### Written request
Write out each line in which the string "this" is present.

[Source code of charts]
• • •
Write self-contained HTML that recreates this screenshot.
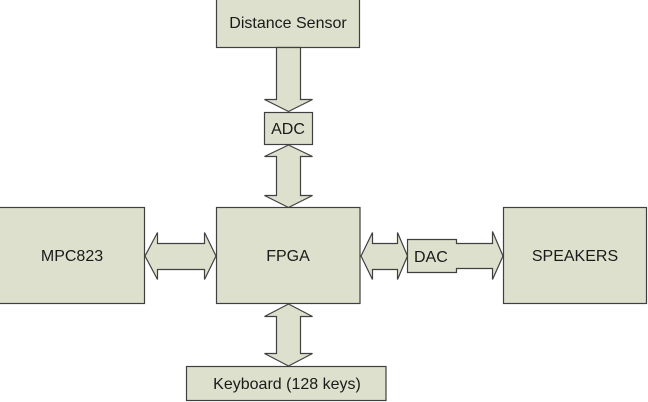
<!DOCTYPE html>
<html>
<head>
<meta charset="utf-8">
<style>
html,body{margin:0;padding:0;background:#fff;width:648px;height:402px;overflow:hidden}
svg{display:block}
text{font-family:"Liberation Sans",Arial,sans-serif;font-size:16px;fill:#1a1a1a}
</style>
</head>
<body>
<svg width="648" height="402" viewBox="0 0 648 402" xmlns="http://www.w3.org/2000/svg">
<g fill="#dde0cc" stroke="#404040" stroke-width="1.2" stroke-linejoin="miter">
  <!-- Distance Sensor -->
  <rect x="216.5" y="-1" width="143" height="48.5"/>
  <!-- Distance -> ADC arrow -->
  <polygon points="276.5,47.5 300.5,47.5 300.5,99.5 312.5,99.5 288.5,111.5 264.5,99.5 276.5,99.5"/>
  <!-- ADC -->
  <rect x="264.5" y="112.5" width="48" height="32"/>
  <!-- ADC <-> FPGA -->
  <polygon points="288.5,145 312.5,156.5 300.5,156.5 300.5,195.5 312.5,195.5 288.5,207.5 264.5,195.5 276.5,195.5 276.5,156.5 264.5,156.5"/>
  <!-- MPC823 -->
  <rect x="-1" y="207.5" width="145.5" height="96"/>
  <!-- FPGA -->
  <rect x="216.5" y="207.5" width="143.5" height="96"/>
  <!-- SPEAKERS -->
  <rect x="503.5" y="207.5" width="143" height="96"/>
  <!-- MPC <-> FPGA -->
  <polygon points="145,256 157.5,232.5 157.5,243.5 204.5,243.5 204.5,232.5 216,256 204.5,279.5 204.5,269.5 157.5,269.5 157.5,279.5"/>
  <!-- FPGA <-> DAC -->
  <polygon points="361,256 372.5,232.5 372.5,243.5 397.5,243.5 397.5,232.5 407.5,256 397.5,279.5 397.5,269.5 372.5,269.5 372.5,279.5"/>
  <!-- DAC shape with arrow to speakers -->
  <polygon points="407.5,239.5 456.5,239.5 456.5,243.5 492.5,243.5 492.5,231.5 503,256 492.5,279.5 492.5,268.5 456.5,268.5 456.5,272.5 407.5,272.5"/>
  <!-- FPGA <-> Keyboard -->
  <polygon points="288.5,304 312.5,316.5 300.5,316.5 300.5,353.5 312.5,353.5 288.5,366 264.5,353.5 276.5,353.5 276.5,316.5 264.5,316.5"/>
  <!-- Keyboard -->
  <rect x="186.5" y="366.5" width="199.5" height="34"/>
</g>
<g text-anchor="middle">
  <text x="288" y="28">Distance Sensor</text>
  <text x="288" y="134">ADC</text>
  <text x="72" y="261">MPC823</text>
  <text x="288" y="261">FPGA</text>
  <text x="575" y="261">SPEAKERS</text>
  <text x="287" y="389">Keyboard (128 keys)</text>
</g>
<text x="414" y="262">DAC</text>
</svg>
</body>
</html>
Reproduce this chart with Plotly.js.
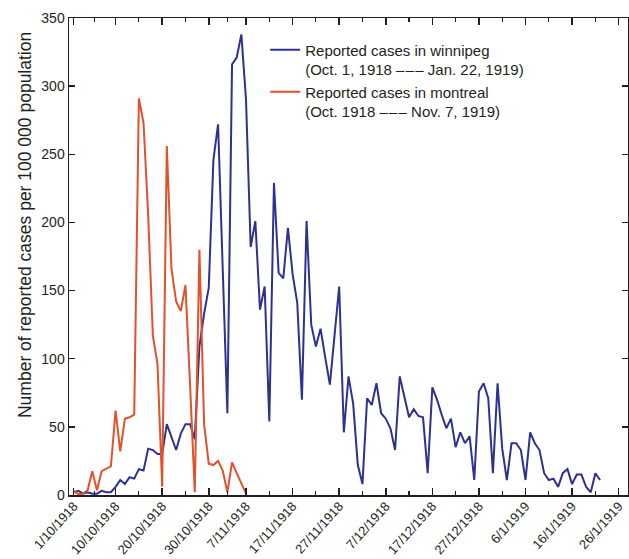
<!DOCTYPE html>
<html><head><meta charset="utf-8">
<script src="https://cdn.plot.ly/plotly-3.0.1.min.js"></script>
<style>html,body{margin:0;padding:0;background:#fff}#chart{width:629px;height:559px}</style>
</head><body><div id="chart"></div>
<script>
// Daily reported cases per 100 000 population, starting 1 Oct 1918
const winnipegStart = '1918-10-01';
const winnipegCases = [
  2, 3, 1, 2, 1, 1, 3, 2, 2, 6,
  11, 8, 13, 12, 19, 18, 34, 33, 30, 30,
  52, 42, 33, 45, 52, 52, 41, 109, 133, 152,
  246, 272, 166, 60, 316, 321, 338, 290, 182, 201,
  136, 153, 54, 229, 163, 159, 196, 162, 141, 70,
  201, 125, 109, 122, 101, 81, 117, 153, 46, 87,
  67, 22, 8, 71, 66, 82, 60, 56, 49, 33,
  87, 71, 57, 63, 58, 57, 16, 79, 70, 59,
  49, 56, 35, 46, 38, 43, 11, 76, 82, 71,
  16, 82, 34, 11, 38, 38, 33, 11, 46, 38,
  33, 16, 11, 12, 6, 16, 19, 8, 15, 15,
  6, 2, 16, 11
];
const montrealStart = '1918-10-01';
const montrealCases = [
  3, 0.5, 1, 3.5, 17.5, 3.5, 17.5, 19, 21, 62,
  32, 56, 57, 59, 291, 273, 205, 117, 96, 6,
  256, 166, 142, 135, 154, 80, 2, 180, 52, 23,
  22, 25, 18, 2, 24, 16, 8, 1
];
const seriesNames = [
  'Reported cases in winnipeg<br>(Oct. 1, 1918 –\u200a–\u200a– Jan. 22, 1919)',
  'Reported cases in montreal<br>(Oct. 1918 –\u200a–\u200a– Nov. 7, 1919)'
];
const yTitle = 'Number of reported cases per 100 000 population';
const tickDates = ['1918-10-01','1918-10-10','1918-10-20','1918-10-30','1918-11-07','1918-11-17',
  '1918-11-27','1918-12-07','1918-12-17','1918-12-27','1919-01-06','1919-01-16','1919-01-26'];
const tickLabels = ['1/10/1918','10/10/1918','20/10/1918','30/10/1918','7/11/1918','17/11/1918',
  '27/11/1918','7/12/1918','17/12/1918','27/12/1918','6/1/1919','16/1/1919','26/1/1919'];
const minorTickDates = ['1918-10-05 12:00','1918-10-15','1918-10-25','1918-11-03','1918-11-12',
  '1918-11-22','1918-12-02','1918-12-12','1918-12-22','1919-01-01','1919-01-11','1919-01-21'];
const yTicks = [0, 50, 100, 150, 200, 250, 300, 350];

function dailyDates(start, n) {
  const d0 = new Date(start + 'T00:00:00Z');
  const out = [];
  for (let i = 0; i < n; i++) {
    out.push(new Date(d0.getTime() + i * 86400000).toISOString().slice(0, 10));
  }
  return out;
}

const ink = '#231f20';
const FONT = 'Liberation Sans, Arial, Helvetica, sans-serif';

const traces = [
  {x: dailyDates(winnipegStart, winnipegCases.length), y: winnipegCases, type: 'scatter', mode: 'lines',
   name: seriesNames[0], line: {color: '#2e3192', width: 2}},
  {x: dailyDates(montrealStart, montrealCases.length), y: montrealCases, type: 'scatter', mode: 'lines',
   name: seriesNames[1], line: {color: '#e4502a', width: 2}}
];

const layout = {
  width: 629, height: 559,
  margin: {l: 69, r: 1, t: 18, b: 64},
  paper_bgcolor: '#ffffff', plot_bgcolor: '#ffffff',
  font: {family: FONT, size: 14, color: ink},
  showlegend: true,
  legend: {x: 0.351, y: 0.9676, xanchor: 'left', yanchor: 'top', bgcolor: 'rgba(0,0,0,0)',
           font: {size: 15, color: ink}, valign: 'top', tracegroupgap: 0},
  xaxis: {
    type: 'date', range: ['1918-09-30', '1919-01-28'],
    tickmode: 'array', tickvals: tickDates, ticktext: tickLabels, tickangle: -48,
    ticks: 'inside', ticklen: 7, tickwidth: 1.5, tickcolor: ink, ticklabelstandoff: -3,
    showline: true, linecolor: ink, linewidth: 1.5, mirror: 'ticks',
    showgrid: false, zeroline: false, tickfont: {size: 13, color: ink},
    minor: {tickmode: 'array', tickvals: minorTickDates, ticks: 'inside', ticklen: 4, tickwidth: 1.2, tickcolor: ink, showgrid: false}
  },
  yaxis: {
    range: [0, 350], tickmode: 'array', tickvals: yTicks,
    ticks: 'inside', ticklen: 6, tickwidth: 1.5, tickcolor: ink,
    showline: true, linecolor: ink, linewidth: 1.5, mirror: 'ticks',
    showgrid: false, zeroline: false, tickfont: {size: 14, color: ink}
  },
  annotations: [{
    text: yTitle, textangle: -90, showarrow: false,
    xref: 'paper', yref: 'paper', x: -0.0787, y: 0.566, xanchor: 'center', yanchor: 'middle',
    font: {family: FONT, size: 17.5, color: ink}
  }]
};

Plotly.newPlot('chart', traces, layout, {displayModeBar: false, staticPlot: true});
</script>
</body></html>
• • •
### Worked answer
Write self-contained HTML that recreates this screenshot.
Reproduce this chart with Plotly.js.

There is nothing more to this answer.